Exercise goal ▸ Starting at the top of the listing, extract every line up to and including the one with "dx, dy = 0.136, 0.81". Pictures stay out of the copy.

** start **

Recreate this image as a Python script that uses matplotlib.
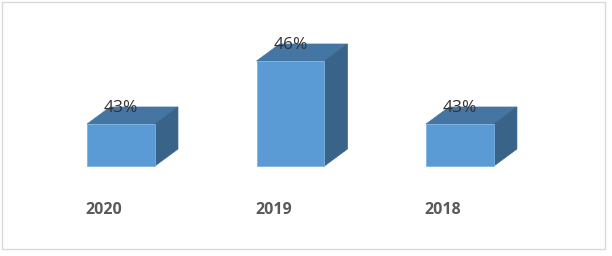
import matplotlib.pyplot as plt
from matplotlib.patches import Polygon, Rectangle

years = ['2020', '2019', '2018']
values = [43, 46, 43]
labels = ['43%', '46%', '43%']
base = 41

front = '#5b9bd5'
top = '#4575a3'
side = '#3a6389'

fig = plt.figure(figsize=(6.12, 2.56), dpi=100)
ax = fig.add_axes([0, 0, 1, 1])
ax.set_xlim(-0.714, 2.897)
ax.set_ylim(36.714, 48.905)
ax.axis('off')

w = 0.4
dx, dy = 0.136, 0.81  # depth of the 3d box

x = list(range(len(years)))
ax.bar(x, [v - base for v in values], bottom=base, width=w, color=front,
       edgecolor='#7fb2e0', linewidth=0.6, zorder=3)

for i, v in zip(x, values):
    l, r = i - w / 2, i + w / 2
    ax.add_patch(Polygon([(l, v), (r, v), (r + dx, v + dy), (l + dx, v + dy)],
                         closed=True, facecolor=top, edgecolor=top, lw=0.5, zorder=2))
    ax.add_patch(Polygon([(r, base), (r, v), (r + dx, v + dy), (r + dx, base + dy)],
                         closed=True, facecolor=side, edgecolor=side, lw=0.5, zorder=2))

for i, v, t in zip(x, values, labels):
    ax.text(i, v + dy - 0.05, t, ha='center', va='center', fontsize=12.5,
            family='Open Sans', color='#333333', zorder=4)

for i, y in zip(x, years):
    ax.text(i - 0.1, 38.9, y, ha='center', va='center', fontsize=11.5,
            family='Open Sans', fontweight='bold', color='#595959')

fig.patches.append(Rectangle((2 / 612, 1 - 249 / 256), 603 / 612, 247 / 256,
                             transform=fig.transFigure, fill=False,
                             edgecolor='#d9d9d9', linewidth=1))

fig.savefig('out.png', dpi=100)
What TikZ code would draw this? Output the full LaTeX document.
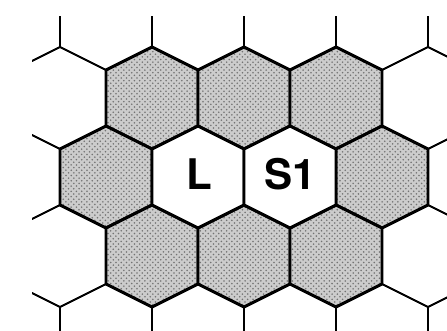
\documentclass[tikz,border=0pt]{standalone}
\usepackage{fontspec}
\setsansfont{TeX Gyre Heros}
\usetikzlibrary{patterns}

% contorno di una cella esagonale, a partire dal centro
\newcommand{\cella}{++(0,-51) -- ++(46,23) -- ++(0,56) -- ++(-46,23) -- ++(-46,-23) -- ++(0,-56) -- cycle}

\begin{document}
\begin{tikzpicture}[x=0.02cm, y=-0.02cm, line join=round]
  \tikzset{
    sottile/.style={draw, line width=0.9pt},
    grigia/.style={draw, line width=1.7pt, preaction={fill=black!20}, pattern=crosshatch dots, pattern color=black!55},
    bianca/.style={draw, fill=white, line width=1.7pt},
    etichetta/.style={font=\sffamily\bfseries\fontsize{24}{24}\selectfont, inner sep=0pt}
  }
  \useasboundingbox (0,0) rectangle (447,331);

  % Griglia esterna
  \begin{scope}
    \clip (32,17) rectangle (447,331);
    \foreach \r in {0,...,4}
      \foreach \k in {0,...,5} {
        \pgfmathsetmacro{\cx}{14+92*\k+46*mod(\r,2)}
        \pgfmathsetmacro{\cy}{19+79*\r}
        \draw[sottile] (\cx,\cy) \cella;
      }
  \end{scope}

  % Celle grigie intorno
  \foreach \cx/\cy in {152/98, 244/98, 336/98, 106/177, 382/177, 152/256, 244/256, 336/256}
    \draw[grigia] (\cx,\cy) \cella;

  % Celle centrali
  \draw[bianca] (198,177) \cella;
  \draw[bianca] (290,177) \cella;
  \node[etichetta] (L) at (199,174) {L};
  \node[etichetta] (S1) at (290,174) {S1};
\end{tikzpicture}
\end{document}
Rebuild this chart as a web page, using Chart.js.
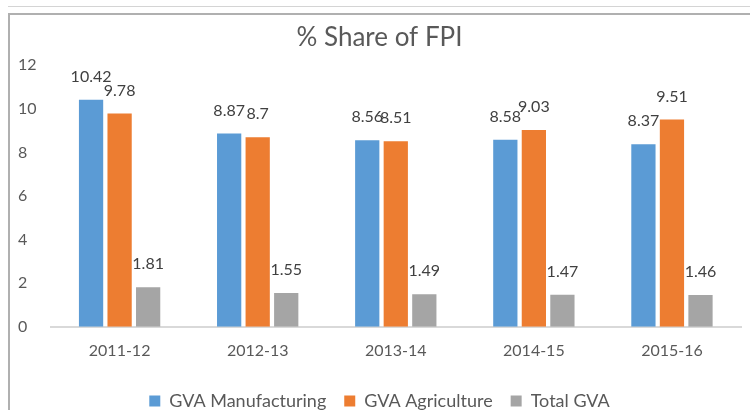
<!DOCTYPE html>
<html>
<head>
<meta charset="utf-8">
<script src="https://cdn.jsdelivr.net/npm/chart.js@4"></script>
<style>
  body { margin: 0; background: #fff; }
  #wrap { position: relative; width: 750px; height: 410px; }
  .topline { position: absolute; left: 8px; top: 6px; width: 742px; height: 1px; background: #d4d4d4; }
  .frame { position: absolute; left: 8px; top: 13px; width: 742px; height: 397px;
           border-top: 2px solid #b0b0b0; border-left: 2px solid #b0b0b0; box-sizing: border-box; }
  canvas { position: absolute; left: 0; top: 0; }
</style>
</head>
<body>
<div id="wrap">
  <div class="topline"></div>
  <div class="frame"></div>
  <canvas id="barChart" width="750" height="410"></canvas>
</div>
<script>
const years = ['2011-12', '2012-13', '2013-14', '2014-15', '2015-16'];
const gvaManufacturing = [10.42, 8.87, 8.56, 8.58, 8.37];
const gvaAgriculture = [9.78, 8.7, 8.51, 9.03, 9.51];
const totalGva = [1.81, 1.55, 1.49, 1.47, 1.46];
const yTicks = [0, 2, 4, 6, 8, 10, 12];

const textColor = '#595959';
const fontName = 'Lato, "Open Sans", sans-serif';

// labels over each bar
const valueLabels = {
    id: 'valueLabels',
    afterDatasetsDraw(chart) {
        const ctx = chart.ctx;
        ctx.save();
        ctx.font = '16px ' + fontName;
        ctx.fillStyle = '#404040';
        ctx.textAlign = 'center';
        ctx.textBaseline = 'bottom';
        chart.data.datasets.forEach(function(ds, i) {
            chart.getDatasetMeta(i).data.forEach(function(bar, j) {
                ctx.fillText(String(ds.data[j]), bar.x, bar.y - 15);
            });
        });
        ctx.restore();
    }
};

document.addEventListener("DOMContentLoaded", function() {
    const ctx = document.getElementById('barChart').getContext('2d');
    new Chart(ctx, {
        type: 'bar',
        data: {
            labels: years,
            datasets: [
                { label: 'GVA Manufacturing', data: gvaManufacturing, backgroundColor: '#5B9BD5' },
                { label: 'GVA Agriculture', data: gvaAgriculture, backgroundColor: '#ED7D31' },
                { label: 'Total GVA', data: totalGva, backgroundColor: '#A5A5A5' }
            ]
        },
        options: {
            responsive: false,
            animation: false,
            categoryPercentage: 0.62,
            barPercentage: 0.85,
            layout: { padding: { top: 14, left: 18, right: 9, bottom: -10 } },
            plugins: {
                title: {
                    display: true,
                    text: '% Share of FPI',
                    color: textColor,
                    font: { family: fontName, size: 26, weight: 'normal' },
                    padding: { top: 8, bottom: 12 }
                },
                legend: {
                    position: 'bottom',
                    labels: {
                        color: textColor,
                        font: { family: fontName, size: 18, lineHeight: 1.1 },
                        boxWidth: 11,
                        boxHeight: 11,
                        padding: 18
                    }
                },
                tooltip: { enabled: false }
            },
            scales: {
                x: {
                    grid: { display: false, drawTicks: false },
                    border: { display: true, color: '#d9d9d9', width: 2 },
                    ticks: { color: textColor, font: { family: fontName, size: 16 }, padding: 14 }
                },
                y: {
                    min: 0,
                    max: 12,
                    afterBuildTicks: function(axis) {
                        axis.ticks = yTicks.map(function(v) { return { value: v }; });
                    },
                    grid: { display: false, drawTicks: false },
                    border: { display: false },
                    ticks: { color: textColor, font: { family: fontName, size: 16 }, padding: 7, crossAlign: 'far' }
                }
            }
        },
        plugins: [valueLabels]
    });
});
</script>
</body>
</html>
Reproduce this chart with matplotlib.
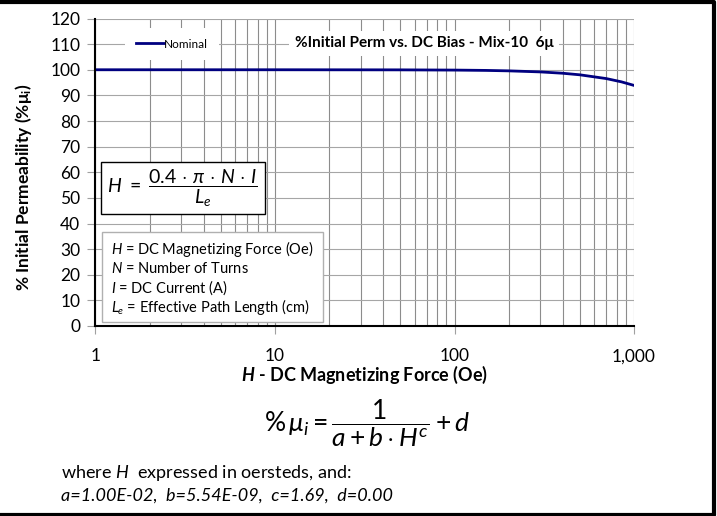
import matplotlib
matplotlib.use("Agg")
import matplotlib.pyplot as plt
from matplotlib.patches import Rectangle
from matplotlib.lines import Line2D
from matplotlib.ticker import FixedLocator, NullFormatter

# values (Nominal curve)
H_OE = [1, 10, 50, 100, 150, 200, 300, 400, 500, 700, 850, 1000]
PERM = [100.0, 100.0, 99.96, 99.87, 99.74, 99.57, 99.16, 98.64, 98.02, 96.56, 95.29, 93.89]
Y_TICKS = [0, 10, 20, 30, 40, 50, 60, 70, 80, 90, 100, 110, 120]
X_TICKS = [1, 10, 100, 1000]
X_LABELS = ["1", "10", "100", "1,000"]
SERIES = "Nominal"
TITLE = "%Initial Perm vs. DC Bias - Mix-10  6\u03bc"
DEFS = [r"$\it{H}$ = DC Magnetizing Force (Oe)",
        r"$\it{N}$ = Number of Turns",
        r"$\it{I}$ = DC Current (A)",
        r"$\it{L_e}$ = Effective Path Length (cm)"]
COEFS = "a=1.00E-02,  b=5.54E-09,  c=1.69,  d=0.00"

plt.rcParams["font.family"] = ["Lato", "DejaVu Sans"]
plt.rcParams["mathtext.fontset"] = "custom"
plt.rcParams["mathtext.rm"] = "Lato"
plt.rcParams["mathtext.it"] = "Lato:italic"
plt.rcParams["mathtext.bf"] = "Lato:bold"
plt.rcParams["mathtext.bfit"] = "Lato:italic:bold"

W, Hpx = 717, 516
fig = plt.figure(figsize=(W / 100, Hpx / 100), dpi=100)


def fx(x):
    return x / W


def fy(y):
    return 1 - y / Hpx


ax = fig.add_axes([fx(95.5), fy(326), fx(634) - fx(95.5), fy(18.5) - fy(326)])
ax.set_xscale("log")
ax.set_xlim(1, 1000)
ax.set_ylim(0, 120)

ax.plot(H_OE, PERM, color="#000080", lw=2.0, label=SERIES, zorder=4)

ax.set_yticks(Y_TICKS)
ax.set_xticks(X_TICKS)
ax.set_xticklabels(X_LABELS)
ax.xaxis.set_minor_locator(FixedLocator([m * d for d in (1, 10, 100) for m in range(2, 10)]))
ax.xaxis.set_minor_formatter(NullFormatter())
ax.tick_params(axis="x", which="major", length=6, color="#a0a0a0", pad=10, labelsize=12.5)
ax.tick_params(axis="x", which="minor", length=0)
ax.tick_params(axis="y", which="major", length=6, color="#a0a0a0", pad=5, labelsize=12.5)

ax.grid(True, axis="x", which="both", color="#8c8c8c", lw=0.8)
ax.grid(True, axis="y", which="major", color="#a6a6a6", lw=0.8)
for s in ("top", "right"):
    ax.spines[s].set_visible(False)
for s in ("left", "bottom"):
    ax.spines[s].set_linewidth(1.5)
    ax.spines[s].set_zorder(5)

ax.set_ylabel(r"% Initial Permeability (%$\mathbf{\mu_i}$)", fontsize=12.5, fontweight="bold")
ax.yaxis.set_label_coords(-0.115, 0.45)
ax.set_xlabel(r"$\mathbfit{H}$ - DC Magnetizing Force (Oe)", fontsize=13, fontweight="bold", labelpad=0)

leg = ax.legend(loc="center", bbox_to_anchor=(fx(172), fy(44)), bbox_transform=fig.transFigure,
                fontsize=8.5, handlelength=2.4, handletextpad=0.0, borderpad=0.9,
                frameon=True, fancybox=False)
leg.get_frame().set_edgecolor("none")
leg.get_frame().set_facecolor("white")
leg.get_frame().set_alpha(1)

fig.text(fx(424), fy(43), TITLE, fontsize=11, fontweight="bold", ha="center", va="center",
         bbox=dict(facecolor="white", edgecolor="none", pad=4), zorder=6)

# H formula box
fig.add_artist(Rectangle((fx(101), fy(214)), fx(265) - fx(101), fy(162) - fy(214),
                         transform=fig.transFigure, facecolor="white", edgecolor="black", lw=1.0, zorder=6))
fig.text(fx(182), fy(188), r"$H\ =\ \dfrac{0.4\,\cdot\,\pi\,\cdot\,N\,\cdot\,I}{L_e}$", fontsize=14,
         ha="center", va="center", zorder=7)

# definitions box
fig.add_artist(Rectangle((fx(102), fy(322)), fx(323) - fx(102), fy(232) - fy(322),
                         transform=fig.transFigure, facecolor="white", edgecolor="#b0b0b0", lw=1.0, zorder=6))
for i, t in enumerate(DEFS):
    fig.text(fx(111), fy(249 + i * 19.3), t, fontsize=10.5, ha="left", va="center", zorder=7)

# equation below
fig.text(fx(367), fy(423), r"$\%\,\mu_i = \dfrac{1}{a + b\cdot H^{c}} + d$", fontsize=19,
         ha="center", va="center")
fig.text(fx(61), fy(473), r"where $\it{H}$  expressed in oersteds, and:", fontsize=13,
         ha="left", va="center")
fig.text(fx(61), fy(496), COEFS, fontsize=13, style="italic", ha="left", va="center")

# page frame (top, right, bottom)
fig.add_artist(Line2D([0, fx(714), fx(714), 0], [fy(1.5), fy(1.5), fy(514.5), fy(514.5)],
                      transform=fig.transFigure, color="black", lw=3.0, zorder=10))

fig.savefig("out.png", dpi=100)
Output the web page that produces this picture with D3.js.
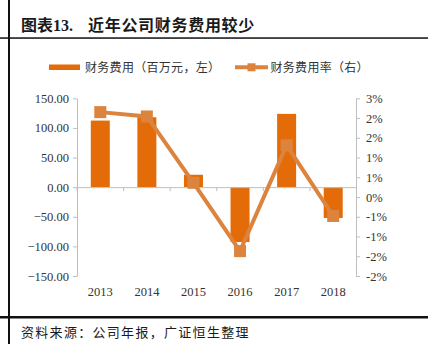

** end **

The completed task ▸
Recreate this image as a Python script that uses matplotlib.
import matplotlib.pyplot as plt
from matplotlib.patches import Polygon, Rectangle

years = ['2020', '2019', '2018']
values = [43, 46, 43]
labels = ['43%', '46%', '43%']
base = 41

front = '#5b9bd5'
top = '#4575a3'
side = '#3a6389'

fig = plt.figure(figsize=(6.12, 2.56), dpi=100)
ax = fig.add_axes([0, 0, 1, 1])
ax.set_xlim(-0.714, 2.897)
ax.set_ylim(36.714, 48.905)
ax.axis('off')

w = 0.4
dx, dy = 0.136, 0.81  # depth of the 3d box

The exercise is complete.